Съемки идут. Жена сидит под деревом, от мух отмахивается, а
Зинка в купальнике загорает неподалеку. Вдруг наш ненаглядный наклонился над плотницкими инструментами, собрал в кулак штук шесть гвоздей-двухсоток, засунул за ремень молоток, деликатно взял свою супругу под руку и повел на второй этаж дачи, где они квартировали.
Слышатся мощные удары молотка, потом наш герой спускается и кивком головы подает Зинке знак к отходу.

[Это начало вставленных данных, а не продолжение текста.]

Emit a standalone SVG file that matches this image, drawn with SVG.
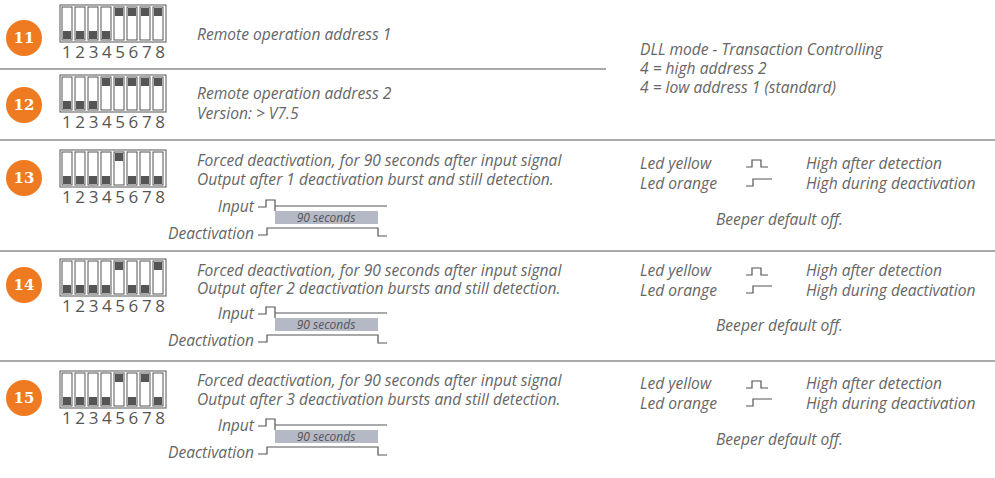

– Дорогой! – кричит режиссер.
– Креста у тебя на животе нету,- отвечает ему "дорогой" и тает с
Зинкой в зарослях.
Что за фокус? Оказывается, жена заперта на втором этаже – вернее, замурована за забитой дверью, а нашему герою – несколько часов свободы от всего и всех…
А между тем Москва свои жернова крутила. Как-то зазвонил телефон.
– Нонночка! Наш кинотеатр "Космос" устраивает юбилейный вечер, творческий отчет героя вашего фильма.
– Отлично… А я при чем?
– Ну как же! Вы в стольких фильмах с ним встречались!
Расскажете, вы можете…
– Хорошо, я согласна.
Времени было еще достаточно, но дама из кинотеатра дергала меня чуть ли не каждый день, да и не только меня – всех почти из нашей съемочной группы.
– Раз сказала – буду.
И вот по закону подлости ближе к юбилейному вечеру ненаглядный наш и канул со съемок с буфетчицей.
Я ничего не знаю, продумываю, что надеть, как выглядеть хорошо, что сказать…
В назначенный день долгожданный звонок.
– Нонна Викторовна, мы вышлем вам машину к семнадцати часам, начало в восемнадцать.
Выхожу, сажусь, еду… Водитель молчит. Чувствую, витает напряженка. Подъезжаем. У входа стоит бледный, словно мелом припудренный наш администратор Эдик.
– Что с тобой? Ты болен?
– Хуже.
– Юбилей-то будет?
– Обязательно, но… без юбиляра.
Мы переглянулись с пришедшими актерами… Стали думать.
– Ну, Нонна, что вы, не выкрутитесь? Такая бригада!.. Я предлагаю так: все выходим на сцену, аплодируем и садимся на стулья под экраном. Вы по очереди будете рассказывать о нем все, что только можно. Шалевич пусть, как от театралов, начинает, а ты, как от киноактеров. Я за это время съезжу в Монино на съемки и упаду в ноги режиссеру, чтоб отпустил его на вечер.